(Stored items from a collection)
____

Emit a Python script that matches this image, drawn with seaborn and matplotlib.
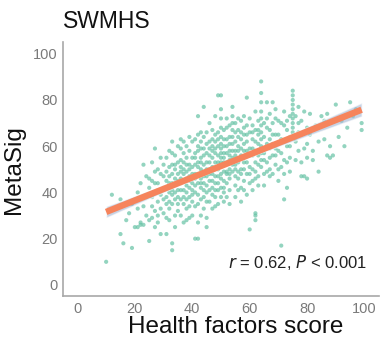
import matplotlib
matplotlib.use("Agg")
import matplotlib.pyplot as plt
import seaborn as sns
import pandas as pd
from matplotlib.collections import PolyCollection

# ---- data (approximate) ----
health_score = [
    10, 12, 15, 15, 16, 19, 18, 20, 17, 19,
    21, 22, 22, 23, 21, 22, 23, 24, 24, 25, 23, 24, 25, 21, 25,
    26, 27, 26, 27, 28, 28, 29, 26, 27, 28, 29, 26, 27, 28, 29, 30, 30, 25, 27, 28, 29, 30, 26, 28, 29, 30, 27, 30,
    31, 33, 33, 32, 33, 34, 31, 32, 33, 34, 35, 31, 32, 33, 34, 35, 31, 32, 33, 34, 35, 31, 32, 33, 34, 35, 31, 32, 33, 34, 35, 31, 32, 34, 35, 33, 31, 32, 34, 35, 33, 34, 35, 32,
    36, 36, 37, 37, 38, 38, 39, 39, 40, 36, 37, 38, 39, 40, 36, 37, 38, 39, 40, 36, 37, 38, 39, 40, 36, 37, 38, 39, 40, 36, 37, 38, 39, 40, 36, 37, 38, 39, 40, 37, 38, 39, 40, 36, 38, 40, 39, 37, 36, 40,
    41, 42, 42, 43, 44, 41, 42, 43, 44, 45, 41, 42, 43, 44, 45, 41, 42, 43, 44, 45, 41, 42, 43, 44, 45, 41, 42, 43, 44, 45, 41, 42, 43, 44, 45, 41, 42, 43, 44, 45, 41, 43, 44, 45, 42, 43, 44, 45, 41, 42, 43, 45, 44, 42,
    45, 46, 47, 48, 49, 50, 46, 47, 48, 49, 50, 46, 47, 48, 49, 50, 46, 47, 48, 49, 50, 46, 47, 48, 49, 50, 46, 47, 48, 49, 50, 46, 47, 48, 49, 50, 46, 47, 48, 49, 50, 46, 47, 48, 49, 50, 47, 48, 49, 50, 50, 50, 50, 50, 50, 46, 48, 49, 47, 48,
    51, 52, 53, 54, 54, 54, 54, 54, 54, 54, 54, 54, 54, 51, 52, 53, 55, 51, 52, 53, 55, 51, 52, 53, 55, 51, 52, 53, 55, 51, 52, 53, 55, 51, 52, 53, 55, 51, 52, 53, 55, 51, 52, 53, 55, 51, 53, 55, 52, 51, 53, 55,
    56, 57, 58, 59, 59, 56, 57, 58, 59, 60, 56, 57, 58, 59, 60, 56, 57, 58, 59, 60, 56, 57, 58, 59, 60, 56, 57, 58, 59, 60, 56, 57, 58, 59, 60, 57, 58, 60, 56, 59, 58, 57, 60, 56,
    61, 62, 62, 62, 63, 64, 64, 64, 64, 64, 64, 64, 64, 64, 64, 64, 64, 61, 62, 63, 65, 61, 62, 63, 65, 61, 62, 63, 65, 61, 62, 63, 65, 61, 62, 63, 65, 61, 62, 63, 65, 61, 62, 63, 65, 63,
    66, 67, 68, 69, 70, 66, 67, 68, 69, 70, 66, 67, 68, 69, 70, 66, 67, 68, 69, 70, 66, 67, 68, 69, 70, 66, 67, 68, 70, 69, 67,
    71, 72, 73, 72, 71, 72, 73, 74, 75, 75, 75, 75, 75, 75, 75, 75, 75, 75, 75, 71, 72, 73, 74, 71, 72, 73, 74, 71, 73, 74, 72, 74,
    76, 77, 78, 79, 80, 76, 77, 78, 79, 80, 76, 77, 78, 79, 80, 78, 77, 80,
    81, 82, 82, 84, 86, 87, 87, 88, 90, 89, 83, 85, 81, 84, 86, 88,
    91, 92, 94, 96, 99, 99, 97, 93, 95,
]
metasig = [
    10, 39, 37, 22, 18, 16, 31, 25, 28, 35,
    25, 26, 27, 26, 40, 44, 34, 47, 30, 19, 52, 38, 42, 33, 28,
    53, 59, 45, 25, 36, 41, 48, 34, 40, 30, 22, 38, 44, 50, 33, 42, 37, 46, 32, 27, 55, 47, 29, 44, 39, 31, 49, 52,
    22, 18, 15, 58, 62, 50, 45, 40, 35, 43, 48, 38, 47, 52, 30, 38, 55, 33, 44, 56, 41, 29, 51, 39, 46, 53, 42, 36, 48, 25, 45, 49, 44, 37, 32, 57, 35, 28, 40, 60, 41, 52, 35, 42,
    59, 44, 38, 50, 46, 55, 42, 34, 48, 30, 62, 40, 52, 36, 49, 45, 33, 58, 44, 54, 41, 49, 47, 55, 37, 27, 60, 38, 41, 46, 53, 43, 29, 51, 41, 48, 37, 45, 30, 57, 52, 50, 62, 63, 28, 39, 64, 35, 51, 46,
    20, 20, 73, 66, 77, 52, 48, 44, 56, 50, 40, 58, 37, 47, 61, 46, 53, 50, 41, 43, 57, 35, 62, 52, 36, 34, 44, 55, 33, 57, 48, 60, 46, 49, 47, 63, 39, 42, 59, 53, 43, 30, 64, 40, 51, 59, 44, 66, 55, 27, 53, 29, 38, 65,
    25, 70, 45, 73, 82, 82, 53, 58, 50, 47, 55, 41, 63, 44, 60, 48, 48, 51, 57, 53, 42, 59, 39, 62, 41, 64, 36, 55, 38, 66, 51, 45, 67, 53, 56, 38, 62, 48, 47, 44, 59, 50, 33, 65, 50, 46, 42, 59, 35, 68, 72, 76, 61, 57, 53, 56, 41, 63, 60, 34,
    60, 49, 56, 77, 73, 70, 67, 64, 61, 58, 55, 52, 49, 45, 63, 41, 66, 53, 57, 50, 47, 67, 44, 61, 58, 40, 53, 46, 52, 57, 68, 64, 43, 49, 38, 54, 62, 63, 60, 35, 56, 36, 48, 58, 38, 55, 69, 70, 72, 42, 48, 50,
    60, 50, 65, 81, 56, 46, 63, 53, 48, 59, 67, 42, 58, 69, 51, 53, 56, 45, 62, 66, 41, 71, 61, 53, 44, 58, 48, 68, 39, 56, 64, 59, 50, 58, 72, 36, 41, 24, 49, 65, 73, 66, 48, 72,
    63, 30, 31, 28, 57, 88, 83, 79, 75, 72, 69, 66, 63, 60, 57, 54, 51, 50, 67, 61, 54, 56, 46, 71, 64, 69, 58, 52, 48, 45, 62, 65, 59, 59, 53, 47, 70, 41, 75, 43, 43, 66, 49, 56, 57, 67,
    79, 67, 79, 59, 65, 61, 55, 70, 52, 58, 68, 63, 61, 72, 50, 53, 74, 48, 65, 71, 49, 59, 65, 56, 61, 72, 50, 56, 45, 76, 47,
    17, 37, 42, 54, 63, 69, 60, 73, 84, 82, 80, 78, 76, 74, 72, 70, 68, 66, 64, 57, 62, 67, 55, 51, 75, 53, 64, 70, 71, 49, 48, 60,
    62, 70, 53, 47, 46, 73, 58, 65, 75, 61, 54, 66, 71, 59, 68, 47, 77, 55,
    74, 58, 54, 49, 63, 74, 56, 60, 78, 56, 69, 73, 65, 62, 71, 55,
    64, 71, 68, 73, 70, 67, 76, 60, 79,
]
x_ticks = [0, 20, 40, 60, 80, 100]
y_ticks = [0, 20, 40, 60, 80, 100]
title = "SWMHS"
x_label = "Health factors score"
y_label = "MetaSig"

df = pd.DataFrame({"score": health_score, "metasig": metasig})

sns.set_style("white")
plt.rcParams["font.family"] = ["Liberation Sans", "DejaVu Sans"]

fig = plt.figure(figsize=(3.8, 3.4), dpi=100)
ax = fig.add_axes([0.166, 0.128, 0.831, 0.748])

sns.scatterplot(data=df, x="score", y="metasig", ax=ax, color="#66c2a5",
                s=9, alpha=0.7, edgecolor="none", linewidth=0)
sns.regplot(data=df, x="score", y="metasig", ax=ax, scatter=False,
            color="#f6845c", ci=95,
            line_kws={"color": "#f6845c", "lw": 4.6, "solid_capstyle": "butt"})
for coll in ax.collections:
    if isinstance(coll, PolyCollection):
        coll.set_facecolor("#a3b6d4")
        coll.set_alpha(0.6)

ax.set_xlim(-5, 105)
ax.set_ylim(-5, 105)
ax.set_xticks(x_ticks)
ax.set_yticks(y_ticks)
ax.tick_params(axis="both", labelsize=10.5, colors="#8a8a8a", length=2,
               width=0.8, labelcolor="#7a7a7a", pad=2)
for side in ["top", "right"]:
    ax.spines[side].set_visible(False)
for side in ["left", "bottom"]:
    ax.spines[side].set_color("#a8a8a8")
    ax.spines[side].set_linewidth(1.2)

ax.set_xlabel(x_label, fontsize=17.5, color="#111111", labelpad=2)
ax.xaxis.set_label_coords(0.547, -0.075)
ax.set_ylabel(y_label, fontsize=17.5, color="#111111", labelpad=6)
ax.set_title(title, fontsize=16.5, loc="left", color="#111111", pad=10, x=0.0)

ax.text(100.8, 9.5, r"$\it{r}$ = 0.62, $\it{P}$ < 0.001", ha="right", va="center",
        fontsize=12, color="#222222")

fig.savefig("out.png", dpi=100, facecolor="white")
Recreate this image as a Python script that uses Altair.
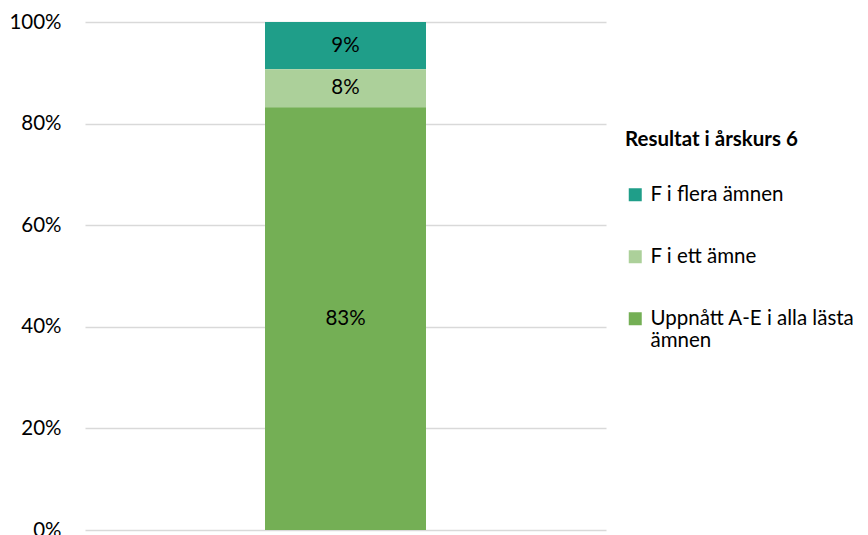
import altair as alt
import pandas as pd

categories = ["F i flera ämnen", "F i ett ämne", "Uppnått A-E i alla lästa ämnen"]
values = [9.3, 7.5, 83.2]
labels = ["9%", "8%", "83%"]
stack_order = [3, 2, 1]
colors = ["#1f9e89", "#acd09a", "#74af55"]

df = pd.DataFrame({
    "grupp": ["Åk 6"] * 3,
    "kategori": categories,
    "andel": values,
    "etikett": labels,
    "ordning": stack_order,
})

FONT = "Lato"

base = alt.Chart(df).encode(
    x=alt.X("grupp:N", axis=None),
)

bars = base.mark_bar(size=161).encode(
    y=alt.Y("andel:Q", stack="zero",
            scale=alt.Scale(domain=[0, 100]),
            axis=alt.Axis(values=[0, 20, 40, 60, 80, 100],
                          labelExpr="datum.value + '%'",
                          title=None, domain=False, ticks=False,
                          labelPadding=24, labelFontSize=20.5,
                          labelFont=FONT, labelColor="#000000",
                          grid=True, gridColor="#d9d9d9", gridWidth=1.4)),
    color=alt.Color("kategori:N",
                    scale=alt.Scale(domain=categories, range=colors),
                    legend=alt.Legend(
                        title="Resultat i årskurs 6",
                        orient="none", legendX=540, legendY=108,
                        titleFont=FONT, titleFontSize=20.5, titleFontWeight="bold",
                        titleColor="#000000", titlePadding=34,
                        labelFont=FONT, labelFontSize=20.5, labelColor="#000000",
                        labelLimit=400, symbolType="square", symbolSize=169,
                        symbolStrokeWidth=0, symbolOpacity=1,
                        rowPadding=41, labelOffset=5,
                        labelExpr="datum.label == 'Uppnått A-E i alla lästa ämnen' ? ['Uppnått A-E i alla lästa', 'ämnen'] : datum.label")),
    order=alt.Order("ordning:Q"),
)

text = base.transform_stack(
    stack="andel", groupby=["grupp"], as_=["y0", "y1"],
    sort=[alt.SortField("ordning", order="ascending")],
).transform_calculate(
    mid="(datum.y0 + datum.y1) / 2"
).mark_text(font=FONT, fontSize=20.5, color="#000000").encode(
    y=alt.Y("mid:Q"),
    text="etikett:N",
)

chart = alt.layer(bars, text).properties(
    width=521, height=508,
    autosize=alt.AutoSizeParams(type="none"),
    padding={"left": 77, "top": 14, "right": 254, "bottom": 10},
).configure_view(stroke=None)

chart.save("out.html", embed_options={"renderer": "svg", "actions": False})
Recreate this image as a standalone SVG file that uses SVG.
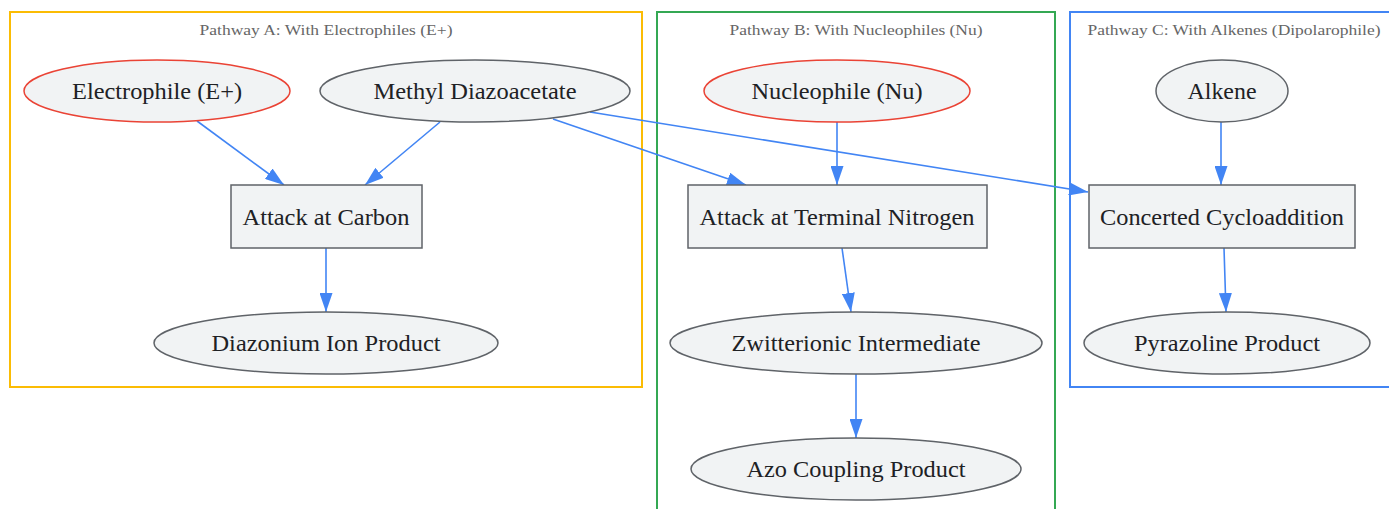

____

§ YOUR OBJECTIVE
Go back to the entries above and restate word for word every line from the first through the one that contains "from matplotlib.collections import", leaving the pictures behind.

§ TASK RESPONSE
Emit a Python script that matches this image, drawn with seaborn and matplotlib.
import matplotlib
matplotlib.use("Agg")
import matplotlib.pyplot as plt
import seaborn as sns
import pandas as pd
from matplotlib.collections import PolyCollection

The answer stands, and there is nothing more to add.